### THE INPUT:

▶

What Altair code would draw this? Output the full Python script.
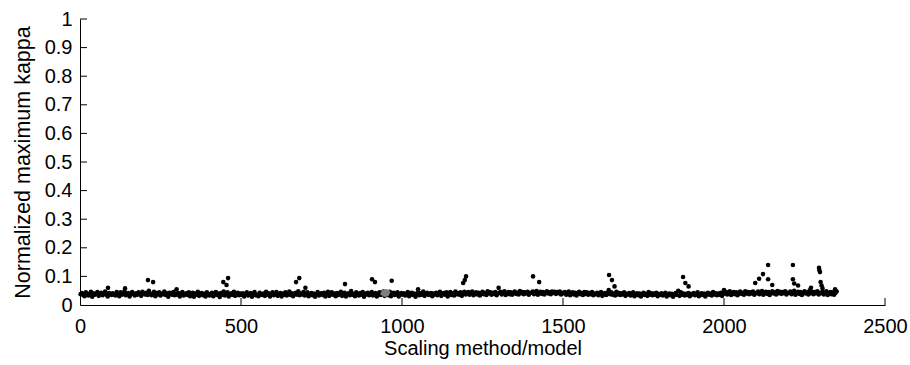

◀
▶

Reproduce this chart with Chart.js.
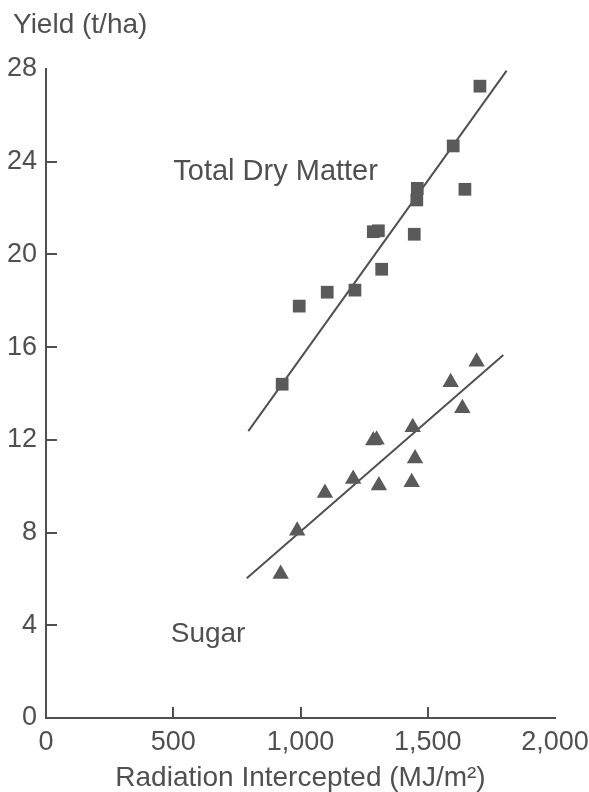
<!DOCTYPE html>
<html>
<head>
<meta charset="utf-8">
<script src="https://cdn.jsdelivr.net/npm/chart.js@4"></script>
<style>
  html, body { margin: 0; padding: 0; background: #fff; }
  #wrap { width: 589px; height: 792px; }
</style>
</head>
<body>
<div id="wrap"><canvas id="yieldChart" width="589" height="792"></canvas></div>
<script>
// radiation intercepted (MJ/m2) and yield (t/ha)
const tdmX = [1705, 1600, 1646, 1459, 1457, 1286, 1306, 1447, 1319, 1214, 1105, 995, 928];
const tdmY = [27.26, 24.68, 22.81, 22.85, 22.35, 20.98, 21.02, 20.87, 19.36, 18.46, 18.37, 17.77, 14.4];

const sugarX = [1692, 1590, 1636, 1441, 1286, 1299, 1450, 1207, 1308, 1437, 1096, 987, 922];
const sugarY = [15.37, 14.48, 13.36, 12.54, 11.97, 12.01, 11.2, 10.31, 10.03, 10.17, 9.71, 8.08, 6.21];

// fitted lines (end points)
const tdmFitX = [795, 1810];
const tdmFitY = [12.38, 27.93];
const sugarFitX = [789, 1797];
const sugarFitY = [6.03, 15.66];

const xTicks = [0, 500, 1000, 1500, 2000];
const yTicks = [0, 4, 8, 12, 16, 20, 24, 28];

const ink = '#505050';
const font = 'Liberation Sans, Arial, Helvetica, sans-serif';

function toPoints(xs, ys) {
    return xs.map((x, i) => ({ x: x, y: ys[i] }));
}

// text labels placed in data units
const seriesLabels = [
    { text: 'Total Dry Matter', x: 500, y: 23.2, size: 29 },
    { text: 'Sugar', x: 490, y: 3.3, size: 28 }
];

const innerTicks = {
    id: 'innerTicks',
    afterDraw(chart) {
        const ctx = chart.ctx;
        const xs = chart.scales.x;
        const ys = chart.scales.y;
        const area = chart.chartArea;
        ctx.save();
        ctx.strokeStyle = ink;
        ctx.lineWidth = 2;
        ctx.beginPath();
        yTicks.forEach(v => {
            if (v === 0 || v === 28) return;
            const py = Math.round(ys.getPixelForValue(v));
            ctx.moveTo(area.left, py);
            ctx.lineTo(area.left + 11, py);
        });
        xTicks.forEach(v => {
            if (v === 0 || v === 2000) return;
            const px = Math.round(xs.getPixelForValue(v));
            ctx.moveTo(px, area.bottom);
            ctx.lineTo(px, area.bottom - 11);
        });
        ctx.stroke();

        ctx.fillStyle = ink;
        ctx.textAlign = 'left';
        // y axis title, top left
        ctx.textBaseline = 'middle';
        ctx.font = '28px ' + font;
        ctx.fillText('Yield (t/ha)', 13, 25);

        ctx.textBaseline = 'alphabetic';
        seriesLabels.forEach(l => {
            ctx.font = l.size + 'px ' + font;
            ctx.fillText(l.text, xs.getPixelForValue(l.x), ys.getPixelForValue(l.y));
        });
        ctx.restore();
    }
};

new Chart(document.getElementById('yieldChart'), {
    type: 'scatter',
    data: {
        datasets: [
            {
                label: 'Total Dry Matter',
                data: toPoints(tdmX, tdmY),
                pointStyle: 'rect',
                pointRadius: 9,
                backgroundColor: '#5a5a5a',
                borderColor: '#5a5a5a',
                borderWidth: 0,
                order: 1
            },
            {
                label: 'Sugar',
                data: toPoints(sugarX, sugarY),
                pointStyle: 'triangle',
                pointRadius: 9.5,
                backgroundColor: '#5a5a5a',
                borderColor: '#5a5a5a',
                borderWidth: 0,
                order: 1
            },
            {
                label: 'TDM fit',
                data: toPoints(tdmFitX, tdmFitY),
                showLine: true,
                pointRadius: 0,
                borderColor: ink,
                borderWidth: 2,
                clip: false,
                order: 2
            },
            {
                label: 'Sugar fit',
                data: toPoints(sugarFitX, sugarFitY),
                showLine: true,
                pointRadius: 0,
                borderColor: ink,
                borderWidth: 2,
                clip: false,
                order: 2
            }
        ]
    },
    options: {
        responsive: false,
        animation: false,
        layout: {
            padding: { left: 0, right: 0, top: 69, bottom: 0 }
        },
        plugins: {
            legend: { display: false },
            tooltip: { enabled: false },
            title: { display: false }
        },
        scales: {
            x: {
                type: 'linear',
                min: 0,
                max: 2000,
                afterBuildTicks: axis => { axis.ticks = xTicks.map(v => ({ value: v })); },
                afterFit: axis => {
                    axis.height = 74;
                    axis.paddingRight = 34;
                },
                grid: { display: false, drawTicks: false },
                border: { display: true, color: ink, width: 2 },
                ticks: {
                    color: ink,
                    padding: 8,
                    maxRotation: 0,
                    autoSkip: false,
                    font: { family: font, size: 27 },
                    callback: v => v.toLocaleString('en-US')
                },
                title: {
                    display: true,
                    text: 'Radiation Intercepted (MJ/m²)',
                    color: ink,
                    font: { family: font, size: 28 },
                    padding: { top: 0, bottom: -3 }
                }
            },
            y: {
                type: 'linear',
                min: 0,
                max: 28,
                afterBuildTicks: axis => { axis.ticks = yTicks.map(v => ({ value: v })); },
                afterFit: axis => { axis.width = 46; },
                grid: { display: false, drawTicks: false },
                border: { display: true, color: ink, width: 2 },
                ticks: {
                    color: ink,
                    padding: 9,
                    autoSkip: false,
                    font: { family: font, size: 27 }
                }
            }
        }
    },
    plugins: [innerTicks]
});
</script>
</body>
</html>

◀

Exactly reproduce the lines from the line holding "Reproduce this chart with Chart.js." through the line holding "ctx.stroke();", and only those; pictures are to be left out.

### COMPLETE OUTPUT:
Reproduce this chart with Chart.js.
<!DOCTYPE html>
<html>
<head>
<meta charset="utf-8">
<script src="https://cdn.jsdelivr.net/npm/chart.js@4"></script>
<style>
  html, body { margin: 0; padding: 0; background: #fff; }
  #wrap { width: 589px; height: 792px; }
</style>
</head>
<body>
<div id="wrap"><canvas id="yieldChart" width="589" height="792"></canvas></div>
<script>
// radiation intercepted (MJ/m2) and yield (t/ha)
const tdmX = [1705, 1600, 1646, 1459, 1457, 1286, 1306, 1447, 1319, 1214, 1105, 995, 928];
const tdmY = [27.26, 24.68, 22.81, 22.85, 22.35, 20.98, 21.02, 20.87, 19.36, 18.46, 18.37, 17.77, 14.4];

const sugarX = [1692, 1590, 1636, 1441, 1286, 1299, 1450, 1207, 1308, 1437, 1096, 987, 922];
const sugarY = [15.37, 14.48, 13.36, 12.54, 11.97, 12.01, 11.2, 10.31, 10.03, 10.17, 9.71, 8.08, 6.21];

// fitted lines (end points)
const tdmFitX = [795, 1810];
const tdmFitY = [12.38, 27.93];
const sugarFitX = [789, 1797];
const sugarFitY = [6.03, 15.66];

const xTicks = [0, 500, 1000, 1500, 2000];
const yTicks = [0, 4, 8, 12, 16, 20, 24, 28];

const ink = '#505050';
const font = 'Liberation Sans, Arial, Helvetica, sans-serif';

function toPoints(xs, ys) {
    return xs.map((x, i) => ({ x: x, y: ys[i] }));
}

// text labels placed in data units
const seriesLabels = [
    { text: 'Total Dry Matter', x: 500, y: 23.2, size: 29 },
    { text: 'Sugar', x: 490, y: 3.3, size: 28 }
];

const innerTicks = {
    id: 'innerTicks',
    afterDraw(chart) {
        const ctx = chart.ctx;
        const xs = chart.scales.x;
        const ys = chart.scales.y;
        const area = chart.chartArea;
        ctx.save();
        ctx.strokeStyle = ink;
        ctx.lineWidth = 2;
        ctx.beginPath();
        yTicks.forEach(v => {
            if (v === 0 || v === 28) return;
            const py = Math.round(ys.getPixelForValue(v));
            ctx.moveTo(area.left, py);
            ctx.lineTo(area.left + 11, py);
        });
        xTicks.forEach(v => {
            if (v === 0 || v === 2000) return;
            const px = Math.round(xs.getPixelForValue(v));
            ctx.moveTo(px, area.bottom);
            ctx.lineTo(px, area.bottom - 11);
        });
        ctx.stroke();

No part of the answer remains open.